RECORDED INFORMATION:

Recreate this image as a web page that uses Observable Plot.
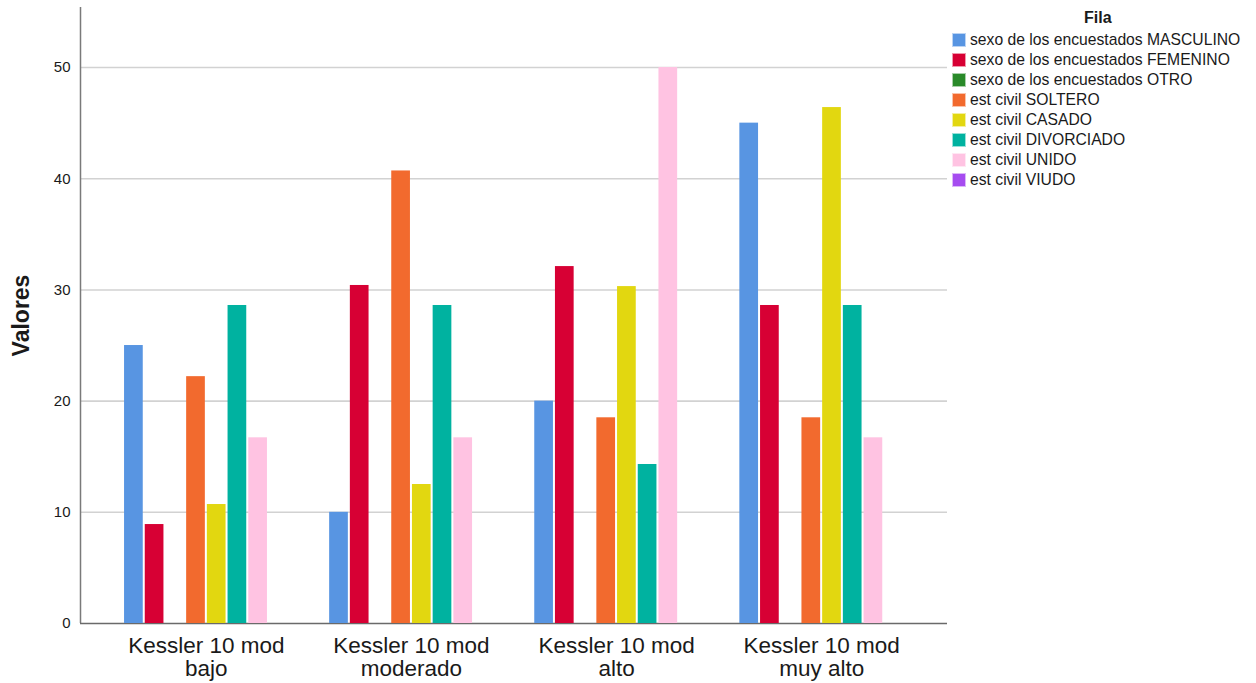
<!DOCTYPE html>
<html>
<head>
<meta charset="utf-8">
<script src="https://cdn.jsdelivr.net/npm/d3@7"></script>
<script src="https://cdn.jsdelivr.net/npm/@observablehq/plot@0.6"></script>
<style>
  body { margin: 0; background: #fff; font-family: "Liberation Sans", Arial, sans-serif; }
  #wrap { position: relative; width: 1256px; height: 683px; overflow: hidden; }
  #wrap svg { position: absolute; left: 0; top: 0; }
  #legend { position: absolute; left: 952px; top: 0; color: #1a1a1a; font-size: 15.7px; }
  #legend .title { position: absolute; left: 132px; top: 9px; font-weight: bold; font-size: 16px; white-space: nowrap; }
  #legend .row { position: absolute; left: 0; height: 20px; display: flex; align-items: center; white-space: nowrap; }
  #legend .sw { width: 14px; height: 14px; margin-right: 4px; box-sizing: border-box; border: 1px solid rgba(255,255,255,0.6); }
</style>
</head>
<body>
<div id="wrap"><div id="legend"></div></div>
<script>
// ---- data ----
const categories = ["Kessler 10 mod\nbajo", "Kessler 10 mod\nmoderado", "Kessler 10 mod\nalto", "Kessler 10 mod\nmuy alto"];
const series = [
  "sexo de los encuestados MASCULINO",
  "sexo de los encuestados FEMENINO",
  "sexo de los encuestados OTRO",
  "est civil SOLTERO",
  "est civil CASADO",
  "est civil DIVORCIADO",
  "est civil UNIDO",
  "est civil VIUDO"
];
const colors = ["#5895E2", "#D70034", "#2A8A2A", "#F26A2E", "#E2D710", "#00B2A0", "#FFC3E2", "#A64CF0"];
const masculino  = [25, 10, 20, 45];
const femenino   = [8.9, 30.4, 32.1, 28.6];
const otro       = [null, null, null, null];
const soltero    = [22.2, 40.7, 18.5, 18.5];
const casado     = [10.7, 12.5, 30.3, 46.4];
const divorciado = [28.6, 28.6, 14.3, 28.6];
const unido      = [16.7, 16.7, 50, 16.7];
const viudo      = [null, null, null, null];
const yTicks = [0, 10, 20, 30, 40, 50];
const yGrid = [10, 20, 30, 40, 50];

const valuesBySeries = [masculino, femenino, otro, soltero, casado, divorciado, unido, viudo];
const rows = [];
series.forEach((s, i) => valuesBySeries[i].forEach((v, j) => {
  if (v != null) rows.push({cat: categories[j], series: s, value: v});
}));

const W = 1256, H = 683, ML = 80, MR = 309, MT = 7, MB = 60;
const yDomain = [0, 55.4];
const font = "'Liberation Sans', Arial, sans-serif";

// ---- base layer: grid, axes ----
const base = Plot.plot({
  width: W, height: H,
  marginLeft: ML, marginRight: MR, marginTop: MT, marginBottom: MB,
  style: {fontFamily: font, fontSize: "15px", color: "#1a1a1a", background: "transparent", overflow: "visible"},
  x: {domain: [0, 1], axis: null},
  y: {domain: yDomain, axis: null},
  marks: [
    Plot.ruleY(yGrid, {y: d => d, stroke: "#d2d2d2", strokeWidth: 1.6}),
    Plot.axisY({ticks: yTicks, tickSize: 0, tickPadding: 10, fontSize: 15, label: "Valores", labelAnchor: "center", labelOffset: 68, labelArrow: "none"}),
    Plot.ruleX([0], {x: d => d, y1: 0, y2: yDomain[1], stroke: "#7a7a7a", strokeWidth: 1.5}),
    Plot.ruleY([0], {y: d => d, stroke: "#6a6a6a", strokeWidth: 1.6})
  ]
});

// ---- bars layer ----
const bars = Plot.plot({
  width: W, height: H,
  marginLeft: ML, marginRight: MR, marginTop: MT, marginBottom: MB,
  style: {fontFamily: font, fontSize: "23px", color: "#1a1a1a", background: "transparent", overflow: "visible"},
  fx: {domain: categories, paddingInner: 0, paddingOuter: 0.1136, round: false, label: null},
  x: {domain: series, axis: null, paddingInner: 0, paddingOuter: 0.954, round: false},
  y: {domain: yDomain, axis: null},
  color: {domain: series, range: colors},
  marks: [
    Plot.barY(rows, {fx: "cat", x: "series", y: "value", fill: "series", insetLeft: 1, insetRight: 1}),
    Plot.axisFx({anchor: "bottom", tickSize: 0, tickPadding: 14, fontSize: 22.5, lineHeight: 1.0, label: null})
  ]
});

const wrap = document.getElementById("wrap");
wrap.insertBefore(base, wrap.firstChild);
wrap.insertBefore(bars, document.getElementById("legend"));

// style the y label
base.querySelectorAll('g[aria-label="y-axis label"] text').forEach(t => {
  t.style.fontWeight = "bold";
  t.style.fontSize = "23px";
});

// ---- legend ----
const legend = document.getElementById("legend");
const title = document.createElement("div");
title.className = "title";
title.textContent = "Fila";
legend.appendChild(title);
series.forEach((s, i) => {
  const r = document.createElement("div");
  r.className = "row";
  r.style.top = (30 + i * 20) + "px";
  const sw = document.createElement("span");
  sw.className = "sw";
  sw.style.background = colors[i];
  const t = document.createElement("span");
  t.textContent = s;
  r.appendChild(sw);
  r.appendChild(t);
  legend.appendChild(r);
});
</script>
</body>
</html>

OBJECTIVE: Reproduce the whole listing word for word, setting aside any pictures.

WRITTEN RESPONSE:
Recreate this image as a web page that uses Observable Plot.
<!DOCTYPE html>
<html>
<head>
<meta charset="utf-8">
<script src="https://cdn.jsdelivr.net/npm/d3@7"></script>
<script src="https://cdn.jsdelivr.net/npm/@observablehq/plot@0.6"></script>
<style>
  body { margin: 0; background: #fff; font-family: "Liberation Sans", Arial, sans-serif; }
  #wrap { position: relative; width: 1256px; height: 683px; overflow: hidden; }
  #wrap svg { position: absolute; left: 0; top: 0; }
  #legend { position: absolute; left: 952px; top: 0; color: #1a1a1a; font-size: 15.7px; }
  #legend .title { position: absolute; left: 132px; top: 9px; font-weight: bold; font-size: 16px; white-space: nowrap; }
  #legend .row { position: absolute; left: 0; height: 20px; display: flex; align-items: center; white-space: nowrap; }
  #legend .sw { width: 14px; height: 14px; margin-right: 4px; box-sizing: border-box; border: 1px solid rgba(255,255,255,0.6); }
</style>
</head>
<body>
<div id="wrap"><div id="legend"></div></div>
<script>
// ---- data ----
const categories = ["Kessler 10 mod\nbajo", "Kessler 10 mod\nmoderado", "Kessler 10 mod\nalto", "Kessler 10 mod\nmuy alto"];
const series = [
  "sexo de los encuestados MASCULINO",
  "sexo de los encuestados FEMENINO",
  "sexo de los encuestados OTRO",
  "est civil SOLTERO",
  "est civil CASADO",
  "est civil DIVORCIADO",
  "est civil UNIDO",
  "est civil VIUDO"
];
const colors = ["#5895E2", "#D70034", "#2A8A2A", "#F26A2E", "#E2D710", "#00B2A0", "#FFC3E2", "#A64CF0"];
const masculino  = [25, 10, 20, 45];
const femenino   = [8.9, 30.4, 32.1, 28.6];
const otro       = [null, null, null, null];
const soltero    = [22.2, 40.7, 18.5, 18.5];
const casado     = [10.7, 12.5, 30.3, 46.4];
const divorciado = [28.6, 28.6, 14.3, 28.6];
const unido      = [16.7, 16.7, 50, 16.7];
const viudo      = [null, null, null, null];
const yTicks = [0, 10, 20, 30, 40, 50];
const yGrid = [10, 20, 30, 40, 50];

const valuesBySeries = [masculino, femenino, otro, soltero, casado, divorciado, unido, viudo];
const rows = [];
series.forEach((s, i) => valuesBySeries[i].forEach((v, j) => {
  if (v != null) rows.push({cat: categories[j], series: s, value: v});
}));

const W = 1256, H = 683, ML = 80, MR = 309, MT = 7, MB = 60;
const yDomain = [0, 55.4];
const font = "'Liberation Sans', Arial, sans-serif";

// ---- base layer: grid, axes ----
const base = Plot.plot({
  width: W, height: H,
  marginLeft: ML, marginRight: MR, marginTop: MT, marginBottom: MB,
  style: {fontFamily: font, fontSize: "15px", color: "#1a1a1a", background: "transparent", overflow: "visible"},
  x: {domain: [0, 1], axis: null},
  y: {domain: yDomain, axis: null},
  marks: [
    Plot.ruleY(yGrid, {y: d => d, stroke: "#d2d2d2", strokeWidth: 1.6}),
    Plot.axisY({ticks: yTicks, tickSize: 0, tickPadding: 10, fontSize: 15, label: "Valores", labelAnchor: "center", labelOffset: 68, labelArrow: "none"}),
    Plot.ruleX([0], {x: d => d, y1: 0, y2: yDomain[1], stroke: "#7a7a7a", strokeWidth: 1.5}),
    Plot.ruleY([0], {y: d => d, stroke: "#6a6a6a", strokeWidth: 1.6})
  ]
});

// ---- bars layer ----
const bars = Plot.plot({
  width: W, height: H,
  marginLeft: ML, marginRight: MR, marginTop: MT, marginBottom: MB,
  style: {fontFamily: font, fontSize: "23px", color: "#1a1a1a", background: "transparent", overflow: "visible"},
  fx: {domain: categories, paddingInner: 0, paddingOuter: 0.1136, round: false, label: null},
  x: {domain: series, axis: null, paddingInner: 0, paddingOuter: 0.954, round: false},
  y: {domain: yDomain, axis: null},
  color: {domain: series, range: colors},
  marks: [
    Plot.barY(rows, {fx: "cat", x: "series", y: "value", fill: "series", insetLeft: 1, insetRight: 1}),
    Plot.axisFx({anchor: "bottom", tickSize: 0, tickPadding: 14, fontSize: 22.5, lineHeight: 1.0, label: null})
  ]
});

const wrap = document.getElementById("wrap");
wrap.insertBefore(base, wrap.firstChild);
wrap.insertBefore(bars, document.getElementById("legend"));

// style the y label
base.querySelectorAll('g[aria-label="y-axis label"] text').forEach(t => {
  t.style.fontWeight = "bold";
  t.style.fontSize = "23px";
});

// ---- legend ----
const legend = document.getElementById("legend");
const title = document.createElement("div");
title.className = "title";
title.textContent = "Fila";
legend.appendChild(title);
series.forEach((s, i) => {
  const r = document.createElement("div");
  r.className = "row";
  r.style.top = (30 + i * 20) + "px";
  const sw = document.createElement("span");
  sw.className = "sw";
  sw.style.background = colors[i];
  const t = document.createElement("span");
  t.textContent = s;
  r.appendChild(sw);
  r.appendChild(t);
  legend.appendChild(r);
});
</script>
</body>
</html>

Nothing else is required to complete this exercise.